_What the task requires_:
Check each line of the records below for the word "that" and copy those where it appears.

>> Start

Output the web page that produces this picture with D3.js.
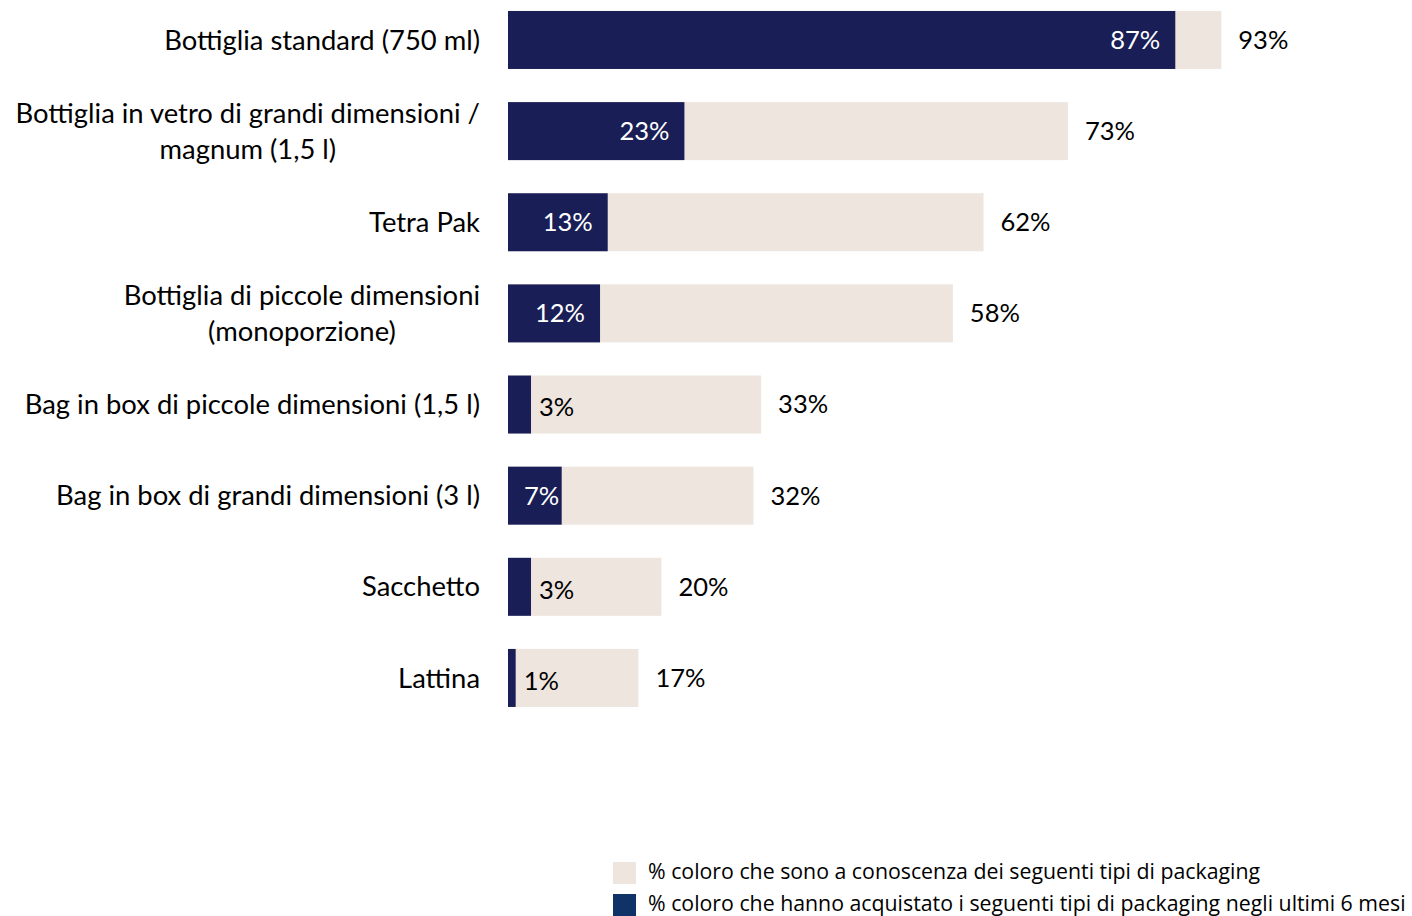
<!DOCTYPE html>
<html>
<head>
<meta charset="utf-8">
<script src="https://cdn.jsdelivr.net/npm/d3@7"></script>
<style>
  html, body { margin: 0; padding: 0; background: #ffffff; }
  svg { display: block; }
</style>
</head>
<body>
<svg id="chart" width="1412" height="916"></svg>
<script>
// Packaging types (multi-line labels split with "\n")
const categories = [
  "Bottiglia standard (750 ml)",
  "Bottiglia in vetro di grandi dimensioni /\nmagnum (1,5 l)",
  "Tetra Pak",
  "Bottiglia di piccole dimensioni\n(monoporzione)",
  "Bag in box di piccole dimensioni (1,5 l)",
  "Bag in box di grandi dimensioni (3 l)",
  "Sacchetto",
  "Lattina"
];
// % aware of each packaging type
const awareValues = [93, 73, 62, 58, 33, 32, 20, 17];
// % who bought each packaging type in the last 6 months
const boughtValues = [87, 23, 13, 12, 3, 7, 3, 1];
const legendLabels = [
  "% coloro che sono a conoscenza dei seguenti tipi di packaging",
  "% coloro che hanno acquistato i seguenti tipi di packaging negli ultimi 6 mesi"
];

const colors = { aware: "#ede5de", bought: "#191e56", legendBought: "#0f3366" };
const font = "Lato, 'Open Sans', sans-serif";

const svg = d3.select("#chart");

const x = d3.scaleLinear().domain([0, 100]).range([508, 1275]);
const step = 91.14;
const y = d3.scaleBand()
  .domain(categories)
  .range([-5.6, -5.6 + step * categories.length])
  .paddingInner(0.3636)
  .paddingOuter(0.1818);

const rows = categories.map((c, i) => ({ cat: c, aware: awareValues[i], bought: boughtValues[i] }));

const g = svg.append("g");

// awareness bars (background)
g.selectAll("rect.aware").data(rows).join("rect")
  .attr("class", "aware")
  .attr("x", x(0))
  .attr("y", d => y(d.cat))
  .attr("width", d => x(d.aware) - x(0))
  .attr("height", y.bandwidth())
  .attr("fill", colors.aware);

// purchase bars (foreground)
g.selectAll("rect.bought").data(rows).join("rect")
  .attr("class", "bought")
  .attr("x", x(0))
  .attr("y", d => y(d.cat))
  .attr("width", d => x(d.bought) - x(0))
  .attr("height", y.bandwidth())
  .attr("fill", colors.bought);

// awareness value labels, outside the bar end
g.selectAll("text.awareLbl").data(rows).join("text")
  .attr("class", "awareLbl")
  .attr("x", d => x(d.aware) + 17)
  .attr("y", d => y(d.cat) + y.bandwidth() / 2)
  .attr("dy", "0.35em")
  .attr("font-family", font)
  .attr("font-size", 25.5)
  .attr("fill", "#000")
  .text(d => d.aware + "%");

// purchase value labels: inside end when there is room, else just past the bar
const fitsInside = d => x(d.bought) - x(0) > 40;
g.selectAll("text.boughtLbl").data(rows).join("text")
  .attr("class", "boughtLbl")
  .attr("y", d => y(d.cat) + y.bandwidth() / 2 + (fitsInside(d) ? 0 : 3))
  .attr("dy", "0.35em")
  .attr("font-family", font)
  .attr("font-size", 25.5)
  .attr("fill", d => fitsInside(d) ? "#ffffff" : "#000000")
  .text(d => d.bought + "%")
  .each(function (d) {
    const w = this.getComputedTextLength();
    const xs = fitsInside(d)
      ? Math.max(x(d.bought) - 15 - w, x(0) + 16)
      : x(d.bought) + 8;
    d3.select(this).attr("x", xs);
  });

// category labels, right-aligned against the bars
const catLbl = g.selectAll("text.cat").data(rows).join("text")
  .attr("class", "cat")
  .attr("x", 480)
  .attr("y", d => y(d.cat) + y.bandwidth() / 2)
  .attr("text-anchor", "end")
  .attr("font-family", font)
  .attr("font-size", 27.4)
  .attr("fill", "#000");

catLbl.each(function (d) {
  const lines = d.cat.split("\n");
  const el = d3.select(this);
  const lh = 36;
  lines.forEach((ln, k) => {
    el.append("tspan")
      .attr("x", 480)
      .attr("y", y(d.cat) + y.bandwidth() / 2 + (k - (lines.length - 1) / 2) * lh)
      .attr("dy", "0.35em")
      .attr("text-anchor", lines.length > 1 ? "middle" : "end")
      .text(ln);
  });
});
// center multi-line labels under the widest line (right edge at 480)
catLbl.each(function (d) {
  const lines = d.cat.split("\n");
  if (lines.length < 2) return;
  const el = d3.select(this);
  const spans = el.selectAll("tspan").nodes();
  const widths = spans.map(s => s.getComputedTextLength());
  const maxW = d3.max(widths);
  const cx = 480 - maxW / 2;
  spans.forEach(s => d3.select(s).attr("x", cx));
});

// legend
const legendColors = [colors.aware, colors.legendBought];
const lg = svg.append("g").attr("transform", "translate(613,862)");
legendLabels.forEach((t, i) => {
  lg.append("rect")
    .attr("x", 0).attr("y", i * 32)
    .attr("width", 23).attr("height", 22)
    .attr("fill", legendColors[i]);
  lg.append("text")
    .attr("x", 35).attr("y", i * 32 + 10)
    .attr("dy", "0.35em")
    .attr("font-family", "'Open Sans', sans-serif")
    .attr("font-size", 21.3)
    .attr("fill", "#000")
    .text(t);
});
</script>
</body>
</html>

>> End
>> Start

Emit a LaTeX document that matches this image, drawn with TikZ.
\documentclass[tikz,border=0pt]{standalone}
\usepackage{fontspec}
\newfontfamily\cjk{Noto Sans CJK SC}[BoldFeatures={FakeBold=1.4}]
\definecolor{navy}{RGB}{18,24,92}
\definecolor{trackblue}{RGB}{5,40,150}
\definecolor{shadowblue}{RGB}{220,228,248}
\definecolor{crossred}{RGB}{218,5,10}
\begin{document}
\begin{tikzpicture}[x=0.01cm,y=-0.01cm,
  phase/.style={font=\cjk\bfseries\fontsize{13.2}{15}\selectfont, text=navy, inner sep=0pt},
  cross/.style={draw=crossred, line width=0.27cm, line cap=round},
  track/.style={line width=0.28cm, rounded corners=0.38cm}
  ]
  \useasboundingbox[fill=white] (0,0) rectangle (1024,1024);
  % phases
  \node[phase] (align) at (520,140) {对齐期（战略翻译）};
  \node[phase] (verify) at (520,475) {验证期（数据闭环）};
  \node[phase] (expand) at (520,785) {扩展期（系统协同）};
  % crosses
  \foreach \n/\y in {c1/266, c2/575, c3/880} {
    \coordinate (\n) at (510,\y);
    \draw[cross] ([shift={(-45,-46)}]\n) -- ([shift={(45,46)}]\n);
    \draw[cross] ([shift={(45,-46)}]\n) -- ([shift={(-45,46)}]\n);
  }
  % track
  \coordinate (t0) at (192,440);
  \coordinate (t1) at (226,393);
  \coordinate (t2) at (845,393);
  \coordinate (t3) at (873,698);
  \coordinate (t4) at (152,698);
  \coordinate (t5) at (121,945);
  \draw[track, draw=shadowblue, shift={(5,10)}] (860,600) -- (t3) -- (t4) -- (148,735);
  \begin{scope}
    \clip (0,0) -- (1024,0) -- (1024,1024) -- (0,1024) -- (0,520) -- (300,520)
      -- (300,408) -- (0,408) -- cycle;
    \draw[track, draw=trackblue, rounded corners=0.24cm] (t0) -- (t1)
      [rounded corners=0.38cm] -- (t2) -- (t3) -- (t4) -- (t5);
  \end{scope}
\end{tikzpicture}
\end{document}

>> End

_Answer for this exercise_:
Output the web page that produces this picture with D3.js.
Emit a LaTeX document that matches this image, drawn with TikZ.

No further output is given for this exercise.